A recent report published by the Center for Retirement Research at Boston College belies the exaggerated storyline in the press that public employee pensions are the major expense of American cities and will lead to municipal bankruptcy if they are not reformed.
The report, authored by Alicia H. Munnell, Jean-Pierre Aubry, Josh Hurwitz and Mark Cafarelli, took a sample of 173 cities and included the associated contributions to state plans for school districts as well as the contributions to their own plans. What is revealing in the report's findings is that the overall pension costs borne by city residents amounted to 7.9 percent of revenue.

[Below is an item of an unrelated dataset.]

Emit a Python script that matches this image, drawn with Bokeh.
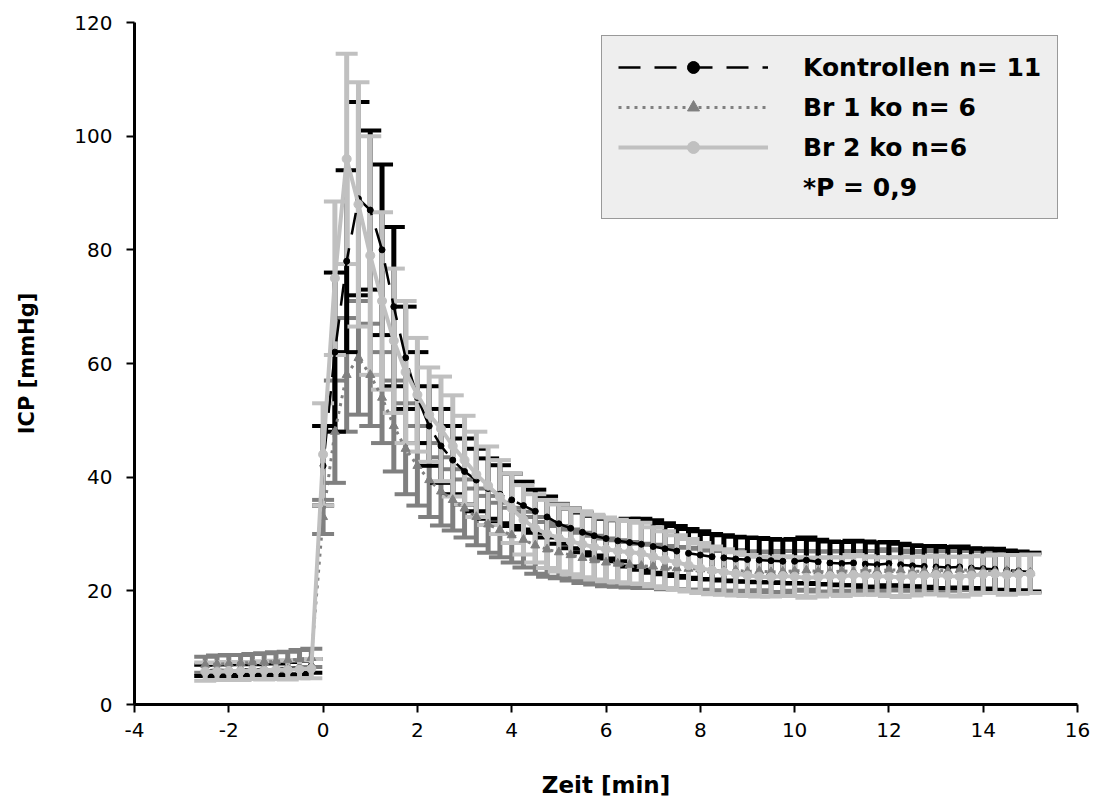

This is a far cry from the public perception, stoked by the press and those elected officials attempting to reform public pensions, that the percentage of revenue earmarked for that purpose is close to 50 percent.
Included in the report's sample was the city of Baltimore which ranked 89th in terms of pension costs to the taxpayer and percentage of tax revenue committed to funding pension plans. Baltimore taxpayers spend 6 percent of their tax dollars on pension plans for police, firefighters, teachers and all other city employees. Just 8.5 percent of the revenue collected by the city of Baltimore is allocated to fund these same pension plans.

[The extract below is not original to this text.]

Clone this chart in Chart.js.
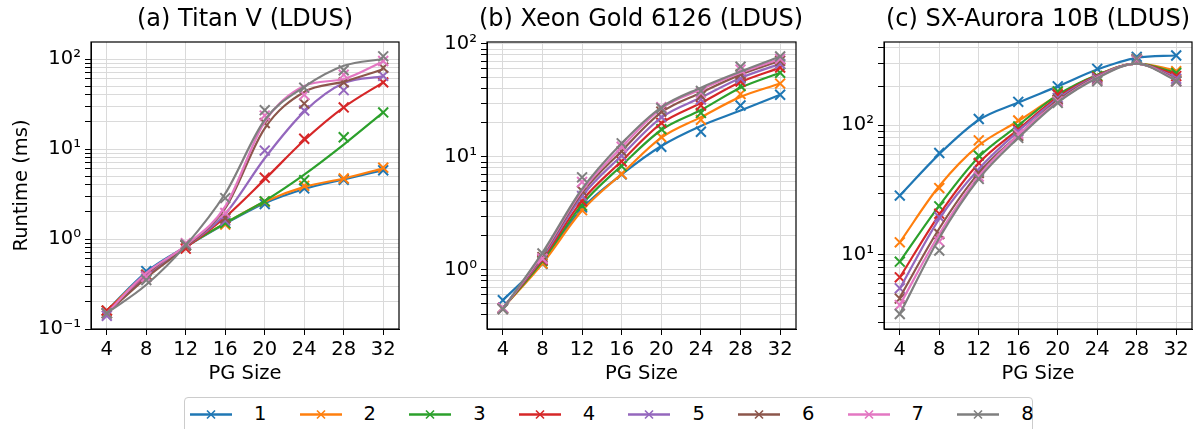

As compared to Baltimore, New York City taxpayers spend 12.9 percent of their tax dollars on pension plans, and 12.9 percent of their revenue is allocated to fund their plans. Many other cities spend much more than Baltimore: Chicago's figures are 17 percent and 16 percent; Providence, 12.4 percent and 12.4 percent; Philadelphia, 11.4 percent and 12.5 percent.
Baltimore City Fraternal Order of Police Lodge 3 is committed to fully funding the Fire and Police Employees Retirement System here in Baltimore. Our police officers and firefighters agreed, long before the current federal lawsuit about the city's changes to the pension plan, to increase employee contributions from 6 percent of our pay to 10 percent to assist with this endeavor. As of July 1, 2013, every Baltimore City police officer and firefighter now contributes 10 cents of every dollar he or she makes to their pension plan.
We are also committed to finding a compromise in calculating a reasonable cost of living adjustment for our retired members. This is real reform — and reform coming from police officers and firefighters who do not participate in Social Security, thereby relying on the city pension as their sole source of income.
Let's retreat from the exaggerated rhetoric and give the Baltimore City police and fire unions credit for taking the lead in reforming our own pensions. Let's be straightforward with the taxpayers of Baltimore City and remind them that 6 percent of their tax dollars are spent on public pensions — all public pensions, not just police and fire. And let's work to settle the federal lawsuit between the police and fire unions and the city of Baltimore.
Robert Cherry, Baltimore
The writer is president of Baltimore's FOP Lodge 3.